I decided to reboot into FreeBSD, and monkey around with devctl, thinking this would probably help, as FreeBSD is able to power down unused PCIe devices (defined as not having a driver attached). As a bit of a nuclear option, I detached the entire Thunderbolt bridge at the root. I tabbed over to intel-pcm, and the CPU had started entering C8 states, and was consuming within a margin of error from Linux' power consumption (though still above).

The problem & its impact

FreeBSD does not appear to put Thunderbolt bridges to sleep when they are not in use. HardenedBSD is known to us not to do so. Neither operating system directly documents anything about Thunderbolt - I assume most features of the interface are unsupported. Both OSes claim to support ASPM.

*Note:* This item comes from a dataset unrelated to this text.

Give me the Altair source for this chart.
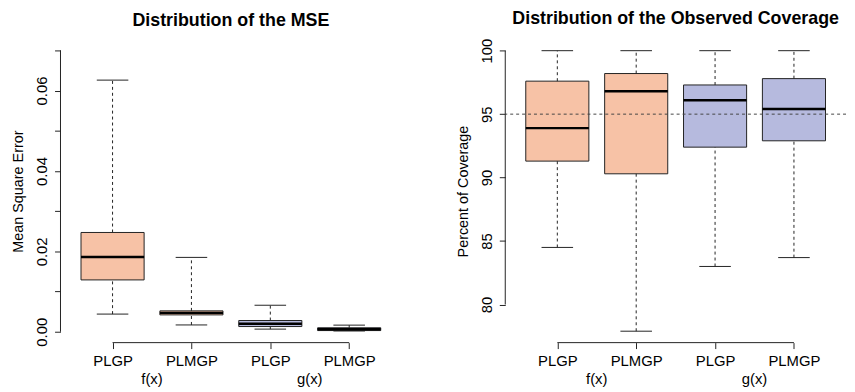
import json
import altair as alt
import pandas as pd

# ---------------- data ----------------
groups = ["f(x)", "f(x)", "g(x)", "g(x)"]
methods = ["PLGP", "PLMGP", "PLGP", "PLMGP"]
positions = [1, 2, 3, 4]
group_names = ["f(x)", "g(x)"]
group_centers = [1.5, 3.5]
box_colors = ["#F7C2A6", "#B6BADE"]

mse_min = [0.0044, 0.0017, 0.00066, 0.0002]
mse_q1 = [0.0129, 0.0042, 0.0013, 0.0003]
mse_med = [0.0186, 0.0047, 0.0020, 0.0006]
mse_q3 = [0.0247, 0.0052, 0.0028, 0.0010]
mse_max = [0.0626, 0.0185, 0.0066, 0.00165]

cov_min = [84.5, 77.9, 83.0, 83.7]
cov_q1 = [91.3, 90.3, 92.4, 92.9]
cov_med = [93.9, 96.8, 96.1, 95.4]
cov_q3 = [97.6, 98.2, 97.3, 97.8]
cov_max = [100, 100, 100, 100]

mse_ticks = [0.0, 0.01, 0.02, 0.03, 0.04, 0.05, 0.06, 0.07]
cov_ticks = [80, 85, 90, 95, 100]
target_coverage = 95

FONT = "Liberation Sans"
W, H = 344, 306
DARK = "#222222"
NOFRAME = alt.ViewBackground(stroke="transparent", strokeWidth=0)


def panel(lo, q1, med, q3, hi, ydomain, ticks, label_expr, ytitle, title, title_dx, ref=None):
    df = pd.DataFrame({"pos": positions, "group": groups, "method": methods,
                       "lo": lo, "q1": q1, "med": med, "q3": q3, "hi": hi})
    df["left"] = df["pos"] - 0.4
    df["right"] = df["pos"] + 0.4
    df["capl"] = df["pos"] - 0.2
    df["capr"] = df["pos"] + 0.2

    xsc = alt.Scale(domain=[0.34, 4.66], nice=False, zero=False)
    ysc = alt.Scale(domain=ydomain, nice=False, zero=False)
    xaxis = alt.Axis(values=positions, labelExpr=f"{json.dumps(methods)}[datum.value - 1]",
                     domain=False, grid=False, tickSize=6, tickColor=DARK, labelPadding=5,
                     labelFontSize=15, labelColor="black", labelFont=FONT, title=None)
    yaxis = alt.Axis(values=ticks, labelExpr=label_expr, domain=False, grid=False,
                     tickSize=6, tickColor=DARK, labelAngle=270, labelPadding=5,
                     labelFontSize=15, labelColor="black", labelFont=FONT,
                     title=ytitle, titleFontSize=14.5, titleFontWeight="normal",
                     titleColor="black", titleFont=FONT, titlePadding=9)

    base = alt.Chart(df)
    box = base.mark_rect(stroke=DARK, strokeWidth=1).encode(
        x=alt.X("left:Q", scale=xsc, axis=xaxis), x2="right:Q",
        y=alt.Y("q1:Q", scale=ysc, axis=yaxis), y2="q3:Q",
        fill=alt.Fill("group:N", scale=alt.Scale(domain=group_names, range=box_colors), legend=None),
    )
    wl = base.mark_rule(color=DARK, strokeDash=[3, 3], strokeWidth=1).encode(
        x=alt.X("pos:Q", scale=xsc), y=alt.Y("lo:Q", scale=ysc), y2="q1:Q")
    wh = base.mark_rule(color=DARK, strokeDash=[3, 3], strokeWidth=1).encode(
        x=alt.X("pos:Q", scale=xsc), y=alt.Y("q3:Q", scale=ysc), y2="hi:Q")
    capl = base.mark_rule(color=DARK, strokeWidth=1).encode(
        x=alt.X("capl:Q", scale=xsc), x2="capr:Q", y=alt.Y("lo:Q", scale=ysc))
    caph = base.mark_rule(color=DARK, strokeWidth=1).encode(
        x=alt.X("capl:Q", scale=xsc), x2="capr:Q", y=alt.Y("hi:Q", scale=ysc))
    medr = base.mark_rule(color="black", strokeWidth=2.5).encode(
        x=alt.X("left:Q", scale=xsc), x2="right:Q", y=alt.Y("med:Q", scale=ysc))

    yline = alt.Chart(pd.DataFrame({"a": [ticks[0]], "b": [ticks[-1]]})).mark_rule(
        color=DARK, strokeWidth=1).encode(
        x=alt.value(0), y=alt.Y("a:Q", scale=ysc), y2="b:Q")
    xline = alt.Chart(pd.DataFrame({"a": [positions[0]], "b": [positions[-1]]})).mark_rule(
        color=DARK, strokeWidth=1).encode(
        y=alt.value(H), x=alt.X("a:Q", scale=xsc), x2="b:Q")

    glab = alt.Chart(pd.DataFrame({"g": group_names, "c": group_centers})).mark_text(
        fontSize=15, font=FONT, color="black", baseline="alphabetic").encode(
        x=alt.X("c:Q", scale=xsc), y=alt.value(H + 42), text="g:N")

    layers = [box, wl, wh, capl, caph, medr, yline, xline, glab]
    if ref is not None:
        refr = alt.Chart(pd.DataFrame({"r": [ref]})).mark_rule(
            color="#444444", strokeDash=[3, 3], strokeWidth=1).encode(
            y=alt.Y("r:Q", scale=ysc))
        layers.append(refr)

    return alt.layer(*layers).properties(
        width=W, height=H, view=NOFRAME,
        title=alt.TitleParams(title, fontSize=18, fontWeight="bold", font=FONT,
                              color="black", anchor="middle", offset=10, dx=title_dx),
    )


left = panel(mse_min, mse_q1, mse_med, mse_q3, mse_max, [-0.0027, 0.0727], mse_ticks,
             "round(datum.value * 100) % 2 == 0 ? format(datum.value, '.2f') : ''",
             "Mean Square Error", "Distribution of the MSE", 0)
right = panel(cov_min, cov_q1, cov_med, cov_q3, cov_max, [77.0, 100.88], cov_ticks,
              "format(datum.value, 'd')",
              "Percent of Coverage", "Distribution of the Observed Coverage", 0,
              ref=target_coverage)

chart = alt.hconcat(left, right, spacing=55).properties(
    padding={"left": 3, "top": 0, "right": 0, "bottom": 0}
).configure(font=FONT).configure_view(strokeWidth=0, stroke="transparent")

chart.save("out.html", embed_options={"renderer": "svg", "actions": False})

The result is that the CPU is unable to go into C8 states. I don’t pretend to be a PCIe expert (nor, indeed, an expert in Intel Kaby Lake CPUs), so I don’t understand nor claim to understand how it gets from there, to there, but it may have something to do with interrupts? Whatever, I’m sleepy.

This problem may not be limited to Thunderbolt.

Immediate mitigation

If you are suffering this problem, after deducing addresses from pciconf -l, try devctl suspend <device you are not using> and watch your power consumption via, say, sysutils/intel-pcm, or sysctl hw.acpi.battery.rate. If it drops, then great. If not, try disabling the device altogether (devctl disable).

I believe USB devices can also cause this, but the procedure to list them and turn them off is different: usbconfig list, and usbconfig power_off the ugenX.Y device shown.

This problem has no impact on data security by itself, though it may be caused by a problem which itself may have an impact on data security. Do not allow untrusted persons access to your computer’s PCIe, USB or Thunderbolt ports while power is applied in any way.

I plan on putting in a bug report to FreeBSD.